The White House announcement summarized the 81 commitments as follows:
These 81 companies have operations in all 50 states, employ over 9 million people, represent more than $3 trillion in annual revenue, and have a combined market capitalization of over $5 trillion.
By signing the American Business Act on Climate pledge, these companies are:
- Voicing support for a strong Paris outcome. The pledge recognizes those countries that have already put forward climate targets, and voices support for a strong outcome in the Paris climate negotiations.
- Demonstrating an ongoing commitment to climate action. As part of this initiative, each company is announcing significant pledges to reduce their emissions, increase low-carbon investments, deploy more clean energy, and take other actions to build more sustainable businesses and tackle climate change.

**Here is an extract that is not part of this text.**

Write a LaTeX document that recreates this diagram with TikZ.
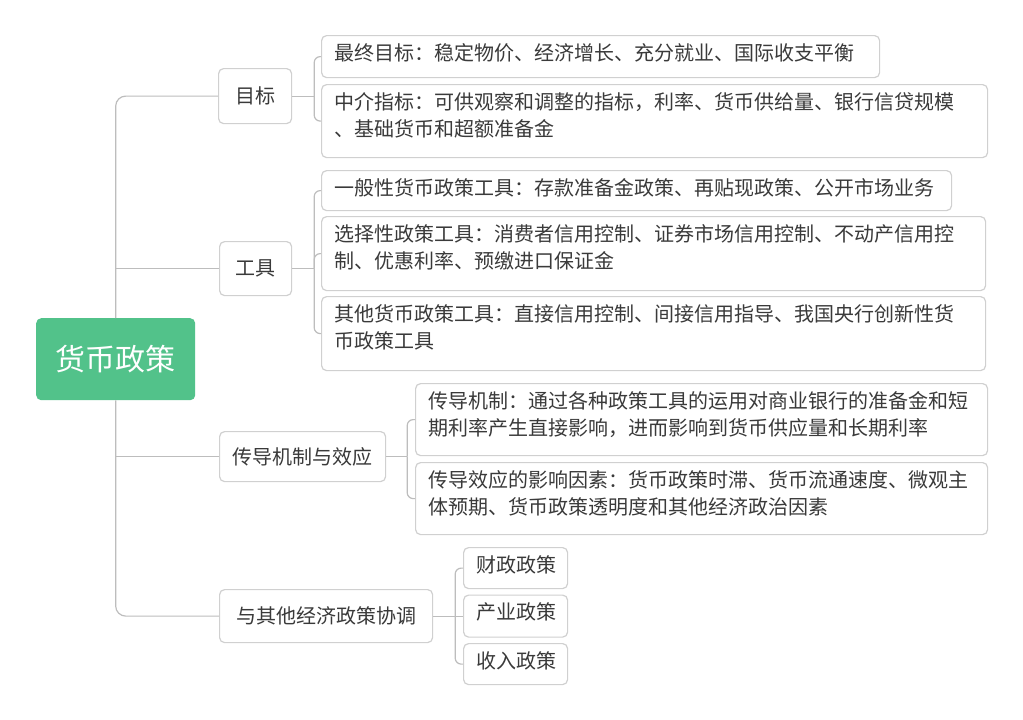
\documentclass[tikz,border=0pt]{standalone}
\usepackage{fontspec}
\setmainfont{Noto Sans CJK SC}
\definecolor{rootgreen}{HTML}{52C28A}
\definecolor{txt}{HTML}{3A3A3A}
\definecolor{boxline}{HTML}{D0D0D0}
\definecolor{conline}{HTML}{BDBDBD}
\newcommand\lft[3]{\parbox[c][#2][t]{#1}{\fontsize{20}{27}\selectfont #3}}
\begin{document}
\begin{tikzpicture}[x=1pt,y=-1pt,
  topic/.style={draw=boxline, line width=1.2pt, rounded corners=5pt, fill=white, text=txt,
    font=\fontsize{20}{24}\selectfont, inner sep=0pt, anchor=north west},
  leaf/.style={topic, inner xsep=13pt, inner ysep=8pt},
  rootbox/.style={fill=rootgreen, rounded corners=5pt, text=white, inner sep=0pt,
    font=\fontsize{30}{36}\selectfont, anchor=north west},
  conn/.style={draw=conline, line width=1.2pt, rounded corners=6pt},
  trunk/.style={conn, rounded corners=10pt}]
\useasboundingbox (0,0) rectangle (1023,720);
\fill[white] (0,0) rectangle (1023,720);

% root
\node[rootbox, minimum width=159pt, minimum height=82pt] (root) at (36,318) {货币政策};

% level 1
\node[topic, minimum width=73pt, minimum height=55pt] (mb) at (218,68) {目标};
\node[topic, minimum width=72pt, minimum height=54pt] (gj) at (219,241) {工具};
\node[topic, minimum width=166pt, minimum height=50pt] (cd) at (219,431) {传导机制与效应};
\node[topic, minimum width=213pt, minimum height=53pt] (xt) at (219,589) {与其他经济政策协调};

% level 2: 目标
\node[leaf] (a1) at (321,35) {\lft{532pt}{26pt}{最终目标：稳定物价、经济增长、充分就业、国际收支平衡}};
\node[leaf] (a2) at (321,84) {\lft{640pt}{57pt}{中介指标：可供观察和调整的指标，利率、货币供给量、银行信贷规模\\、基础货币和超额准备金}};

% level 2: 工具
\node[leaf] (b1) at (321,170) {\lft{604pt}{24pt}{一般性货币政策工具：存款准备金政策、再贴现政策、公开市场业务}};
\node[leaf] (b2) at (321,216) {\lft{638pt}{58pt}{选择性政策工具：消费者信用控制、证券市场信用控制、不动产信用控\\制、优惠利率、预缴进口保证金}};
\node[leaf] (b3) at (321,296) {\lft{638pt}{58pt}{其他货币政策工具：直接信用控制、间接信用指导、我国央行创新性货\\币政策工具}};

% level 2: 传导
\node[leaf] (c1) at (415,383) {\lft{546pt}{56pt}{传导机制：通过各种政策工具的运用对商业银行的准备金和短\\期利率产生直接影响，进而影响到货币供应量和长期利率}};
\node[leaf] (c2) at (415,462) {\lft{546pt}{56pt}{传导效应的影响因素：货币政策时滞、货币流通速度、微观主\\体预期、货币政策透明度和其他经济政治因素}};

% level 2: 协调
\node[leaf] (d1) at (463,547) {\lft{78pt}{25pt}{财政政策}};
\node[leaf] (d2) at (463,594.5) {\lft{78pt}{26pt}{产业政策}};
\node[leaf] (d3) at (463,643) {\lft{78pt}{25pt}{收入政策}};

% trunk
\draw[trunk] (mb.west) -| (root.north);
\draw[trunk] (xt.west) -| (root.south);
\draw[conn] (gj.west) -- (gj.west -| root.north);
\draw[conn] (cd.west) -- (cd.west -| root.north);

% brackets
\draw[conn] (mb.east) -- ++(22,0) coordinate (mbj);
\draw[conn] (a1.west) -| (mbj);
\draw[conn] (a2.west) -| (mbj);

\draw[conn] (gj.east) -- ++(22,0) coordinate (gjj);
\draw[conn] (b1.west) -| (gjj);
\draw[conn] (b2.west) -| (gjj);
\draw[conn] (b3.west) -| (gjj);

\draw[conn] (cd.east) -- ++(21,0) coordinate (cdj);
\draw[conn] (c1.west) -| (cdj);
\draw[conn] (c2.west) -| (cdj);

\draw[conn] (xt.east) -- ++(22,0) coordinate (xtj);
\draw[conn] (xtj) -- (d2.west);
\draw[conn] (d1.west) -| (xtj);
\draw[conn] (d3.west) -| (xtj);
\end{tikzpicture}
\end{document}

In fairness, the commitments vary. They range from Ag giant Cargill (5% energy efficiency improvement by 2020 — begging for more muscle) to Apple (already 100% carbon-free, committing to more clean power). While Congress tries to undermine the Paris commitments before they’re finalized, industry leaders are acting despite government resistance.
Leaders from three signatories — IKEA, Best Buy and PG&E — held a round table discussion today on their plans. It’s clear that they’re way ahead of US lawmakers on the need for bold action. Each agreed that the ultimate success of these plans hinges on some level of government action to place a price on carbon emissions, so that climate pollution is no longer free.
Still, without any legislative action, and despite congressional threats to torpedo global agreements in Paris this year, industry sees what has to be done, and they’re beginning to act. We’ve prayed, and we’ve demanded action. We’re thankful today for hopeful answers.